[Entries with chart source code]
********************

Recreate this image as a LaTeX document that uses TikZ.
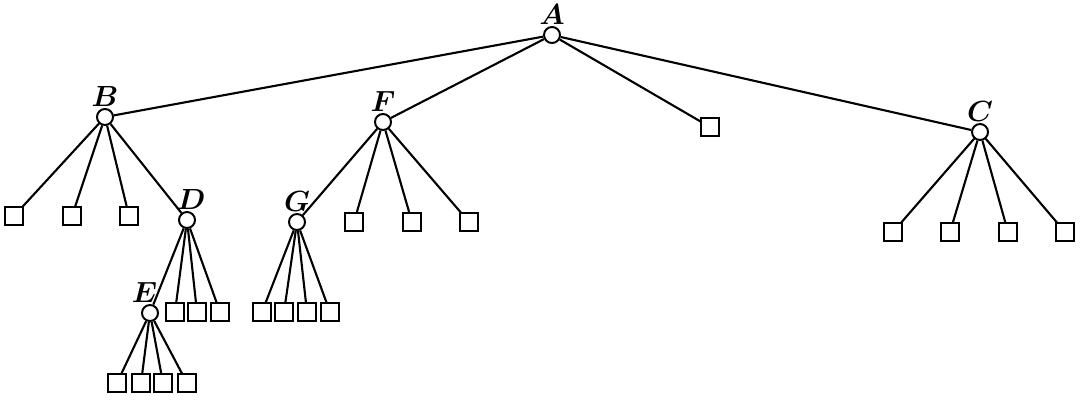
\documentclass[tikz,border=0pt]{standalone}
\begin{document}
\begin{tikzpicture}[x=0.025cm, y=-0.025cm,
    inner/.style={draw, circle, fill=white, line width=1.4pt, minimum size=0.4cm, inner sep=0pt},
    leaf/.style={draw, rectangle, fill=white, line width=1.4pt, minimum size=0.43cm, inner sep=0pt},
    edge/.style={line width=1.5pt},
    lbl/.style={font=\fontsize{20}{20}\selectfont\boldmath, inner sep=0pt, label distance=1pt}]

    % Frame of the picture
    \useasboundingbox (0,0) rectangle (1080,402);

    % Inner nodes
    \node[inner, label={[lbl]above:$A$}] (A) at (552,35) {};
    \node[inner, label={[lbl]above:$B$}] (B) at (105,117) {};
    \node[inner, label={[lbl]above:$F$}] (F) at (383,122) {};
    \node[inner, label={[lbl]above:$C$}] (C) at (980,132) {};
    \node[inner, label={[lbl, xshift=3pt]above:$D$}] (D) at (187,220) {};
    \node[inner, label={[lbl]above:$G$}] (G) at (297,222) {};
    \node[inner, label={[lbl, xshift=-4pt]above:$E$}] (E) at (150,313) {};

    % Leaves
    \node[leaf] (a1) at (710,127) {};
    \foreach \x [count=\i] in {14,72,129}
        \node[leaf] (b\i) at (\x,216) {};
    \foreach \x [count=\i] in {175,197,220}
        \node[leaf] (d\i) at (\x,312) {};
    \foreach \x [count=\i] in {117,141,163,187}
        \node[leaf] (e\i) at (\x,383) {};
    \foreach \x [count=\i] in {354,412,469}
        \node[leaf] (f\i) at (\x,222) {};
    \foreach \x [count=\i] in {262,284,307,330}
        \node[leaf] (g\i) at (\x,312) {};
    \foreach \x [count=\i] in {893,950,1008,1065}
        \node[leaf] (c\i) at (\x,232) {};

    % Edges
    \foreach \c in {B,F,a1,C}
        \draw[edge] (A) -- (\c);
    \foreach \c in {b1,b2,b3,D}
        \draw[edge] (B) -- (\c);
    \foreach \c in {E,d1,d2,d3}
        \draw[edge] (D) -- (\c);
    \foreach \c in {e1,e2,e3,e4}
        \draw[edge] (E) -- (\c);
    \foreach \c in {G,f1,f2,f3}
        \draw[edge] (F) -- (\c);
    \foreach \c in {g1,g2,g3,g4}
        \draw[edge] (G) -- (\c);
    \foreach \c in {c1,c2,c3,c4}
        \draw[edge] (C) -- (\c);

\end{tikzpicture}
\end{document}
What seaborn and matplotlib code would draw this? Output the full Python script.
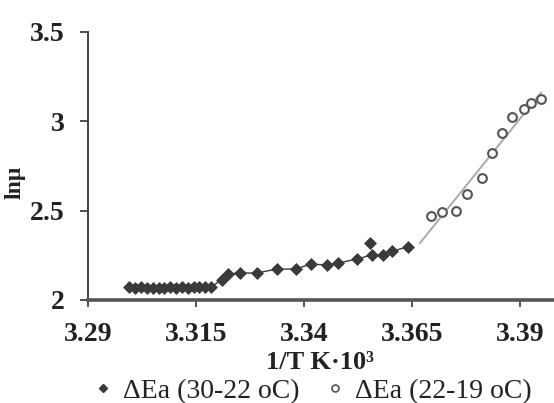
import numpy as np
import pandas as pd
import matplotlib
matplotlib.use("Agg")
import matplotlib.pyplot as plt
import seaborn as sns
from matplotlib.lines import Line2D

# 1/T (K^-1 x 10^3) and ln(viscosity), two temperature ranges
x_hi = [3.2995, 3.3009, 3.3022, 3.3036, 3.3049, 3.3063, 3.3076, 3.3090, 3.3103,
        3.3117, 3.3130, 3.3144, 3.3157, 3.3171, 3.3185, 3.3209, 3.3223, 3.3251,
        3.3290, 3.3336, 3.3380, 3.3415, 3.3452, 3.3479, 3.3521, 3.3551, 3.3556,
        3.3581, 3.3604, 3.3639]
y_hi = [2.070, 2.068, 2.070, 2.067, 2.068, 2.069, 2.067, 2.070, 2.068,
        2.070, 2.069, 2.070, 2.071, 2.072, 2.075, 2.112, 2.145, 2.151,
        2.151, 2.173, 2.173, 2.201, 2.196, 2.207, 2.229, 2.319, 2.252,
        2.252, 2.274, 2.297]
outlier_hi = [False] * 25 + [True] + [False] * 4

x_lo = [3.3692, 3.3719, 3.3752, 3.3777, 3.3810, 3.3835, 3.3858, 3.3881,
        3.3909, 3.3925, 3.3948]
y_lo = [2.470, 2.492, 2.497, 2.592, 2.682, 2.822, 2.933, 3.023,
        3.068, 3.102, 3.124]

label_hi = "ΔEa (30-22 oC)"
label_lo = "ΔEa (22-19 oC)"
x_ticks = [3.29, 3.315, 3.34, 3.365, 3.39]
x_tick_labels = ["3.29", "3.315", "3.34", "3.365", "3.39"]
y_ticks = [2, 2.5, 3, 3.5]
y_tick_labels = ["2", "2.5", "3", "3.5"]

sns.set_theme(style="white")
plt.rcParams["font.family"] = ["Liberation Serif", "DejaVu Serif"]

df_hi = pd.DataFrame({"x": x_hi, "y": y_hi, "out": outlier_hi})
df_lo = pd.DataFrame({"x": x_lo, "y": y_lo})

fig = plt.figure(figsize=(5.54, 4.03), dpi=100)
ax = fig.add_axes([0.159, 0.2556, 0.839, 0.665])

# trend through the 30-22 oC points (outlier left off the line)
main = df_hi[~df_hi["out"]]
sns.lineplot(data=main, x="x", y="y", ax=ax, color="#3a3a3a", lw=1.0,
             sort=True, estimator=None)
sns.scatterplot(data=df_hi, x="x", y="y", ax=ax, marker="D", s=36,
                color="#3a3a3a", edgecolor="#3a3a3a", linewidth=0.6, zorder=3)

# linear fit through the 22-19 oC points
k, b = np.polyfit(df_lo["x"], df_lo["y"], 1)
xf = np.linspace(df_lo["x"].min() - 0.0025, df_lo["x"].max(), 50)
ax.plot(xf, k * xf + b, color="#aaaaaa", lw=1.4, zorder=2)
sns.scatterplot(data=df_lo, x="x", y="y", ax=ax, marker="o", s=40,
                facecolor="white", edgecolor="#555555", linewidth=1.5, zorder=3)

ax.set_xlim(3.29, 3.3975)
ax.set_ylim(2, 3.5)
ax.set_xticks(x_ticks)
ax.set_xticklabels(x_tick_labels, fontweight="bold", fontsize=20)
ax.set_yticks(y_ticks)
ax.set_yticklabels(y_tick_labels, fontweight="bold", fontsize=20)
ax.tick_params(axis="x", direction="out", length=5, width=1.2, pad=11,
               colors="#333333", bottom=True)
ax.tick_params(axis="y", direction="out", length=6, width=1.2, pad=11,
               colors="#333333", left=True)
for lab in ax.get_xticklabels() + ax.get_yticklabels():
    lab.set_color("#222222")

for side in ["top", "right"]:
    ax.spines[side].set_visible(False)
ax.spines["left"].set_color("#444444")
ax.spines["left"].set_linewidth(1.4)
ax.spines["bottom"].set_color("#555555")
ax.spines["bottom"].set_linewidth(2.6)

ax.set_xlabel("1/T K·10³", fontweight="bold", fontsize=19, color="#222222")
ax.xaxis.set_label_coords(0.5, -0.19)
ax.set_ylabel("lnμ", fontweight="bold", fontsize=17, color="#222222")
ax.yaxis.set_label_coords(-0.135, 0.44)

handles = [
    Line2D([], [], marker="D", ls="none", color="#3a3a3a", markersize=4),
    Line2D([], [], marker="o", ls="none", markerfacecolor="white",
           markeredgecolor="#555555", markeredgewidth=1.2, markersize=5),
]
fig.legend(handles, [label_hi, label_lo], loc="center",
           bbox_to_anchor=(0.565, 0.03), ncol=2, frameon=False,
           prop={"size": 20}, handlelength=0.6, handletextpad=0.4,
           columnspacing=1.0, borderpad=0, labelcolor="#222222")

fig.savefig("out.png", dpi=100)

********************

__Problem description__. Your task is to restate word for word the lines from the top of the data to the line containing "(c\i) at (\x,232)", both ends included, with every picture left out.

__In response__.
Recreate this image as a LaTeX document that uses TikZ.
\documentclass[tikz,border=0pt]{standalone}
\begin{document}
\begin{tikzpicture}[x=0.025cm, y=-0.025cm,
    inner/.style={draw, circle, fill=white, line width=1.4pt, minimum size=0.4cm, inner sep=0pt},
    leaf/.style={draw, rectangle, fill=white, line width=1.4pt, minimum size=0.43cm, inner sep=0pt},
    edge/.style={line width=1.5pt},
    lbl/.style={font=\fontsize{20}{20}\selectfont\boldmath, inner sep=0pt, label distance=1pt}]

    % Frame of the picture
    \useasboundingbox (0,0) rectangle (1080,402);

    % Inner nodes
    \node[inner, label={[lbl]above:$A$}] (A) at (552,35) {};
    \node[inner, label={[lbl]above:$B$}] (B) at (105,117) {};
    \node[inner, label={[lbl]above:$F$}] (F) at (383,122) {};
    \node[inner, label={[lbl]above:$C$}] (C) at (980,132) {};
    \node[inner, label={[lbl, xshift=3pt]above:$D$}] (D) at (187,220) {};
    \node[inner, label={[lbl]above:$G$}] (G) at (297,222) {};
    \node[inner, label={[lbl, xshift=-4pt]above:$E$}] (E) at (150,313) {};

    % Leaves
    \node[leaf] (a1) at (710,127) {};
    \foreach \x [count=\i] in {14,72,129}
        \node[leaf] (b\i) at (\x,216) {};
    \foreach \x [count=\i] in {175,197,220}
        \node[leaf] (d\i) at (\x,312) {};
    \foreach \x [count=\i] in {117,141,163,187}
        \node[leaf] (e\i) at (\x,383) {};
    \foreach \x [count=\i] in {354,412,469}
        \node[leaf] (f\i) at (\x,222) {};
    \foreach \x [count=\i] in {262,284,307,330}
        \node[leaf] (g\i) at (\x,312) {};
    \foreach \x [count=\i] in {893,950,1008,1065}
        \node[leaf] (c\i) at (\x,232) {};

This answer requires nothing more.